PROBLEM DETAILS: Without the pictures, reproduce the records that follow exactly.

· · · · · · ·

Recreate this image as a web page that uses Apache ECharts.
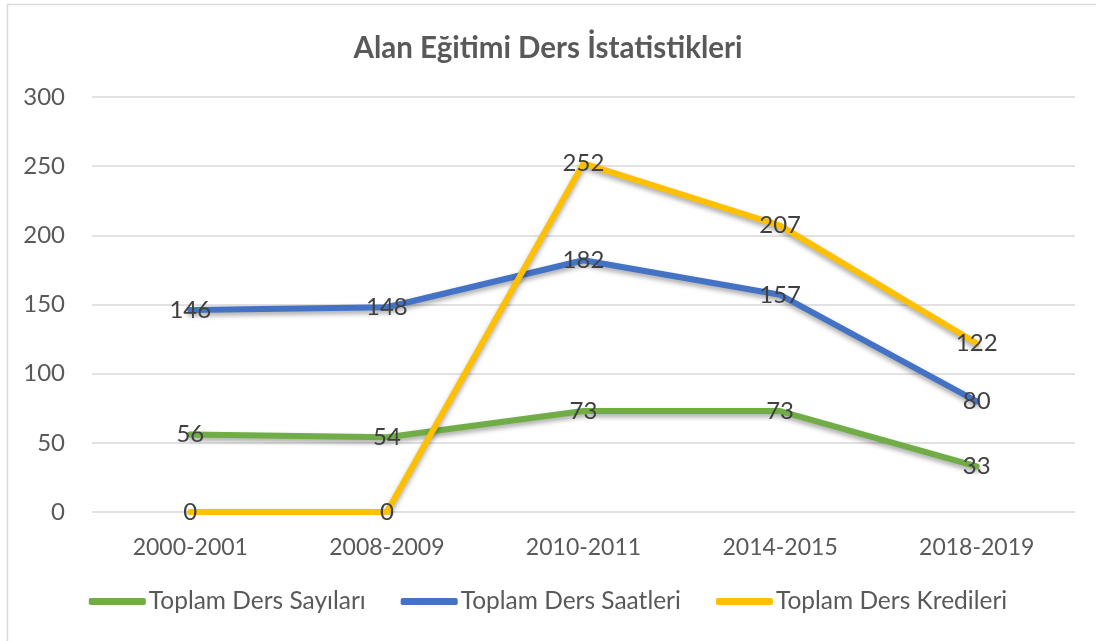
<!DOCTYPE html>
<html>
<head>
<meta charset="utf-8">
<script src="https://cdn.jsdelivr.net/npm/echarts@6/dist/echarts.min.js"></script>
<style>
  html, body { margin: 0; padding: 0; background: #fff; }
  #chart { width: 1096px; height: 641px; }
</style>
</head>
<body>
<div id="chart"></div>
<script>
// data
const categories = ['2000-2001', '2008-2009', '2010-2011', '2014-2015', '2018-2019']
const dersSayilari = [56, 54, 73, 73, 33]
const dersSaatleri = [146, 148, 182, 157, 80]
const dersKredileri = [0, 0, 252, 207, 122]
const seriesNames = ['Toplam Ders Sayıları', 'Toplam Ders Saatleri', 'Toplam Ders Kredileri']
const colorList = ['#70AD47', '#4472C4', '#FFC000']

const fontFamily = 'Lato, "Open Sans", sans-serif'

const makeLine = (name, data, color) => ({
  name: name,
  type: 'line',
  data: data,
  symbol: 'circle',
  symbolSize: 1,
  lineStyle: {
    width: 6,
    color: color,
    cap: 'round',
    join: 'round',
    shadowColor: 'rgba(0,0,0,0.35)',
    shadowBlur: 5,
    shadowOffsetY: 3
  },
  itemStyle: { color: color },
  label: {
    show: true,
    position: 'inside',
    color: '#404040',
    fontSize: 24,
    fontFamily: fontFamily
  },
  emphasis: { disabled: true }
})

const chart = echarts.init(document.getElementById('chart'))
const option = {
  animation: false,
  color: colorList,
  title: {
    text: 'Alan Eğitimi Ders İstatistikleri',
    left: 'center',
    top: 28,
    textStyle: {
      color: '#595959',
      fontSize: 29.5,
      fontWeight: 'bold',
      fontFamily: fontFamily
    }
  },
  // chart border
  graphic: [
    {
      type: 'rect',
      shape: { x: 7.5, y: 4.5, width: 1200, height: 800 },
      style: { fill: 'none', stroke: '#d9d9d9', lineWidth: 1.5 },
      silent: true
    }
  ],
  legend: {
    bottom: 22,
    left: 'center',
    icon: 'roundRect',
    itemWidth: 57,
    itemHeight: 7,
    itemGap: 35,
    textStyle: {
      color: '#595959',
      fontSize: 24.5,
      fontFamily: fontFamily,
      padding: [0, 0, 0, -2]
    },
    data: seriesNames
  },
  grid: {
    left: 92,
    right: 21,
    top: 97,
    bottom: 129
  },
  xAxis: {
    type: 'category',
    data: categories,
    boundaryGap: true,
    axisTick: { show: false },
    axisLine: { show: false },
    axisLabel: {
      color: '#595959',
      fontSize: 23,
      margin: 24,
      fontFamily: fontFamily
    }
  },
  yAxis: {
    type: 'value',
    min: 0,
    max: 300,
    interval: 50,
    axisLine: { show: false },
    axisTick: { show: false },
    splitLine: {
      lineStyle: { color: '#d9d9d9', width: 1.5 }
    },
    axisLabel: {
      color: '#595959',
      fontSize: 24,
      margin: 27,
      fontFamily: fontFamily
    }
  },
  series: [
    makeLine(seriesNames[0], dersSayilari, colorList[0]),
    makeLine(seriesNames[1], dersSaatleri, colorList[1]),
    makeLine(seriesNames[2], dersKredileri, colorList[2])
  ]
}
chart.setOption(option)
</script>
</body>
</html>
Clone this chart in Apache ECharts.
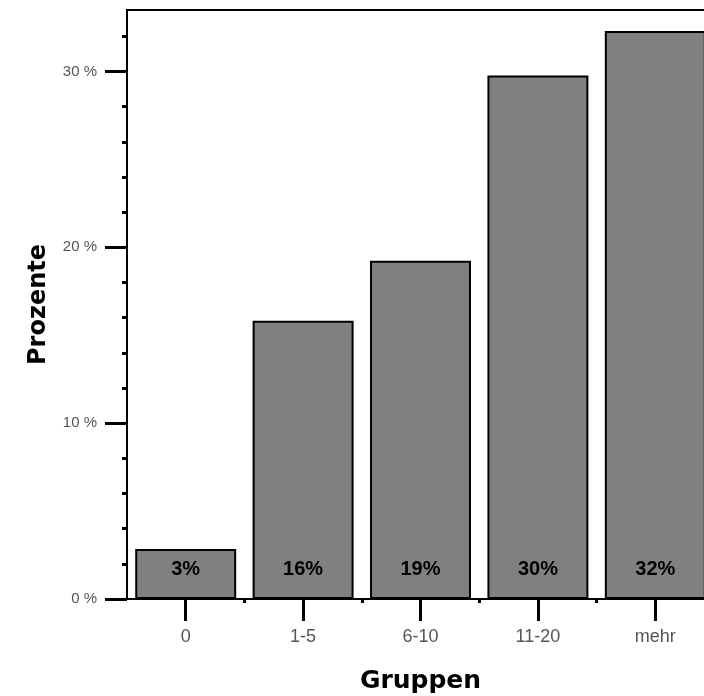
<!DOCTYPE html>
<html>
<head>
<meta charset="utf-8">
<script src="https://cdn.jsdelivr.net/npm/echarts@6/dist/echarts.min.js"></script>
<style>
html,body{margin:0;padding:0;background:#fff;}
#chart{width:704px;height:696px;}
</style>
</head>
<body>
<div id="chart"></div>
<script>
const categories = ['0', '1-5', '6-10', '11-20', 'mehr'];
const values = [2.85, 15.83, 19.24, 29.77, 32.3];
const majorTicks = [0, 10, 20, 30];
const minorTicks = [2, 4, 6, 8, 12, 14, 16, 18, 22, 24, 26, 28, 32];
const centerTicks = [0.5, 1.5, 2.5, 3.5, 4.5];
const boundaryTicks = [1, 2, 3, 4];

const chart = echarts.init(document.getElementById('chart'));
chart.setOption({
  animation: false,
  backgroundColor: '#fff',
  grid: {
    left: 127, top: 10, width: 587, bottom: 97,
    outerBoundsMode: 'none',
    containLabel: false,
    show: true, borderColor: '#000', borderWidth: 2, backgroundColor: 'transparent'
  },
  xAxis: [{
    type: 'category',
    data: categories,
    name: 'Gruppen',
    nameLocation: 'middle',
    nameGap: 70,
    nameTextStyle: { fontFamily: 'DejaVu Sans', fontWeight: 'bold', fontSize: 25, color: '#000' },
    axisLine: { onZero: false, lineStyle: { color: '#000', width: 2 } },
    axisTick: { show: false },
    axisLabel: { margin: 29, fontFamily: 'Liberation Sans', fontSize: 18, color: '#555' },
    splitLine: { show: false }
  }, {
    type: 'value',
    position: 'bottom',
    min: 0, max: 5,
    axisLine: { show: false, onZero: false },
    axisTick: { show: true, length: 22, customValues: centerTicks, lineStyle: { color: '#000', width: 3 } },
    axisLabel: { show: false },
    splitLine: { show: false }
  }, {
    type: 'value',
    position: 'bottom',
    min: 0, max: 5,
    axisLine: { show: false, onZero: false },
    axisTick: { show: true, length: 4, customValues: boundaryTicks, lineStyle: { color: '#000', width: 3 } },
    axisLabel: { show: false },
    splitLine: { show: false }
  }],
  yAxis: [{
    type: 'value',
    min: 0, max: 33.5, interval: 10,
    name: 'Prozente',
    nameLocation: 'middle',
    nameGap: 76,
    nameRotate: 90,
    nameTextStyle: { fontFamily: 'DejaVu Sans', fontWeight: 'bold', fontSize: 24, color: '#000' },
    axisLine: { show: true, onZero: false, lineStyle: { color: '#000', width: 2 } },
    axisTick: { show: true, length: 22, customValues: majorTicks, lineStyle: { color: '#000', width: 3 } },
    axisLabel: {
      customValues: majorTicks,
      margin: 30, fontFamily: 'Liberation Sans', fontSize: 15, color: '#555',
      formatter: v => v + ' %'
    },
    splitLine: { show: false }
  }, {
    type: 'value',
    position: 'left',
    min: 0, max: 33.5,
    axisLine: { show: false, onZero: false },
    axisTick: { show: true, length: 5, customValues: minorTicks, lineStyle: { color: '#000', width: 3 } },
    axisLabel: { show: false },
    splitLine: { show: false }
  }],
  series: [{
    type: 'bar',
    data: values,
    xAxisIndex: 0,
    yAxisIndex: 0,
    barCategoryGap: '14%',
    itemStyle: { color: '#808080', borderColor: '#000', borderWidth: 2 },
    label: {
      show: true,
      position: 'insideBottom',
      distance: 20,
      fontFamily: 'Liberation Sans', fontWeight: 'bold', fontSize: 20, color: '#000',
      formatter: p => Math.round(p.value) + '%'
    }
  }]
});
</script>
</body>
</html>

· · · · · · ·

SOLUTION FOR THIS TASK:
Recreate this image as a web page that uses Apache ECharts.
<!DOCTYPE html>
<html>
<head>
<meta charset="utf-8">
<script src="https://cdn.jsdelivr.net/npm/echarts@6/dist/echarts.min.js"></script>
<style>
  html, body { margin: 0; padding: 0; background: #fff; }
  #chart { width: 1096px; height: 641px; }
</style>
</head>
<body>
<div id="chart"></div>
<script>
// data
const categories = ['2000-2001', '2008-2009', '2010-2011', '2014-2015', '2018-2019']
const dersSayilari = [56, 54, 73, 73, 33]
const dersSaatleri = [146, 148, 182, 157, 80]
const dersKredileri = [0, 0, 252, 207, 122]
const seriesNames = ['Toplam Ders Sayıları', 'Toplam Ders Saatleri', 'Toplam Ders Kredileri']
const colorList = ['#70AD47', '#4472C4', '#FFC000']

const fontFamily = 'Lato, "Open Sans", sans-serif'

const makeLine = (name, data, color) => ({
  name: name,
  type: 'line',
  data: data,
  symbol: 'circle',
  symbolSize: 1,
  lineStyle: {
    width: 6,
    color: color,
    cap: 'round',
    join: 'round',
    shadowColor: 'rgba(0,0,0,0.35)',
    shadowBlur: 5,
    shadowOffsetY: 3
  },
  itemStyle: { color: color },
  label: {
    show: true,
    position: 'inside',
    color: '#404040',
    fontSize: 24,
    fontFamily: fontFamily
  },
  emphasis: { disabled: true }
})

const chart = echarts.init(document.getElementById('chart'))
const option = {
  animation: false,
  color: colorList,
  title: {
    text: 'Alan Eğitimi Ders İstatistikleri',
    left: 'center',
    top: 28,
    textStyle: {
      color: '#595959',
      fontSize: 29.5,
      fontWeight: 'bold',
      fontFamily: fontFamily
    }
  },
  // chart border
  graphic: [
    {
      type: 'rect',
      shape: { x: 7.5, y: 4.5, width: 1200, height: 800 },
      style: { fill: 'none', stroke: '#d9d9d9', lineWidth: 1.5 },
      silent: true
    }
  ],
  legend: {
    bottom: 22,
    left: 'center',
    icon: 'roundRect',
    itemWidth: 57,
    itemHeight: 7,
    itemGap: 35,
    textStyle: {
      color: '#595959',
      fontSize: 24.5,
      fontFamily: fontFamily,
      padding: [0, 0, 0, -2]
    },
    data: seriesNames
  },
  grid: {
    left: 92,
    right: 21,
    top: 97,
    bottom: 129
  },
  xAxis: {
    type: 'category',
    data: categories,
    boundaryGap: true,
    axisTick: { show: false },
    axisLine: { show: false },
    axisLabel: {
      color: '#595959',
      fontSize: 23,
      margin: 24,
      fontFamily: fontFamily
    }
  },
  yAxis: {
    type: 'value',
    min: 0,
    max: 300,
    interval: 50,
    axisLine: { show: false },
    axisTick: { show: false },
    splitLine: {
      lineStyle: { color: '#d9d9d9', width: 1.5 }
    },
    axisLabel: {
      color: '#595959',
      fontSize: 24,
      margin: 27,
      fontFamily: fontFamily
    }
  },
  series: [
    makeLine(seriesNames[0], dersSayilari, colorList[0]),
    makeLine(seriesNames[1], dersSaatleri, colorList[1]),
    makeLine(seriesNames[2], dersKredileri, colorList[2])
  ]
}
chart.setOption(option)
</script>
</body>
</html>
Clone this chart in Apache ECharts.
<!DOCTYPE html>
<html>
<head>
<meta charset="utf-8">
<script src="https://cdn.jsdelivr.net/npm/echarts@6/dist/echarts.min.js"></script>
<style>
html,body{margin:0;padding:0;background:#fff;}
#chart{width:704px;height:696px;}
</style>
</head>
<body>
<div id="chart"></div>
<script>
const categories = ['0', '1-5', '6-10', '11-20', 'mehr'];
const values = [2.85, 15.83, 19.24, 29.77, 32.3];
const majorTicks = [0, 10, 20, 30];
const minorTicks = [2, 4, 6, 8, 12, 14, 16, 18, 22, 24, 26, 28, 32];
const centerTicks = [0.5, 1.5, 2.5, 3.5, 4.5];
const boundaryTicks = [1, 2, 3, 4];

const chart = echarts.init(document.getElementById('chart'));
chart.setOption({
  animation: false,
  backgroundColor: '#fff',
  grid: {
    left: 127, top: 10, width: 587, bottom: 97,
    outerBoundsMode: 'none',
    containLabel: false,
    show: true, borderColor: '#000', borderWidth: 2, backgroundColor: 'transparent'
  },
  xAxis: [{
    type: 'category',
    data: categories,
    name: 'Gruppen',
    nameLocation: 'middle',
    nameGap: 70,
    nameTextStyle: { fontFamily: 'DejaVu Sans', fontWeight: 'bold', fontSize: 25, color: '#000' },
    axisLine: { onZero: false, lineStyle: { color: '#000', width: 2 } },
    axisTick: { show: false },
    axisLabel: { margin: 29, fontFamily: 'Liberation Sans', fontSize: 18, color: '#555' },
    splitLine: { show: false }
  }, {
    type: 'value',
    position: 'bottom',
    min: 0, max: 5,
    axisLine: { show: false, onZero: false },
    axisTick: { show: true, length: 22, customValues: centerTicks, lineStyle: { color: '#000', width: 3 } },
    axisLabel: { show: false },
    splitLine: { show: false }
  }, {
    type: 'value',
    position: 'bottom',
    min: 0, max: 5,
    axisLine: { show: false, onZero: false },
    axisTick: { show: true, length: 4, customValues: boundaryTicks, lineStyle: { color: '#000', width: 3 } },
    axisLabel: { show: false },
    splitLine: { show: false }
  }],
  yAxis: [{
    type: 'value',
    min: 0, max: 33.5, interval: 10,
    name: 'Prozente',
    nameLocation: 'middle',
    nameGap: 76,
    nameRotate: 90,
    nameTextStyle: { fontFamily: 'DejaVu Sans', fontWeight: 'bold', fontSize: 24, color: '#000' },
    axisLine: { show: true, onZero: false, lineStyle: { color: '#000', width: 2 } },
    axisTick: { show: true, length: 22, customValues: majorTicks, lineStyle: { color: '#000', width: 3 } },
    axisLabel: {
      customValues: majorTicks,
      margin: 30, fontFamily: 'Liberation Sans', fontSize: 15, color: '#555',
      formatter: v => v + ' %'
    },
    splitLine: { show: false }
  }, {
    type: 'value',
    position: 'left',
    min: 0, max: 33.5,
    axisLine: { show: false, onZero: false },
    axisTick: { show: true, length: 5, customValues: minorTicks, lineStyle: { color: '#000', width: 3 } },
    axisLabel: { show: false },
    splitLine: { show: false }
  }],
  series: [{
    type: 'bar',
    data: values,
    xAxisIndex: 0,
    yAxisIndex: 0,
    barCategoryGap: '14%',
    itemStyle: { color: '#808080', borderColor: '#000', borderWidth: 2 },
    label: {
      show: true,
      position: 'insideBottom',
      distance: 20,
      fontFamily: 'Liberation Sans', fontWeight: 'bold', fontSize: 20, color: '#000',
      formatter: p => Math.round(p.value) + '%'
    }
  }]
});
</script>
</body>
</html>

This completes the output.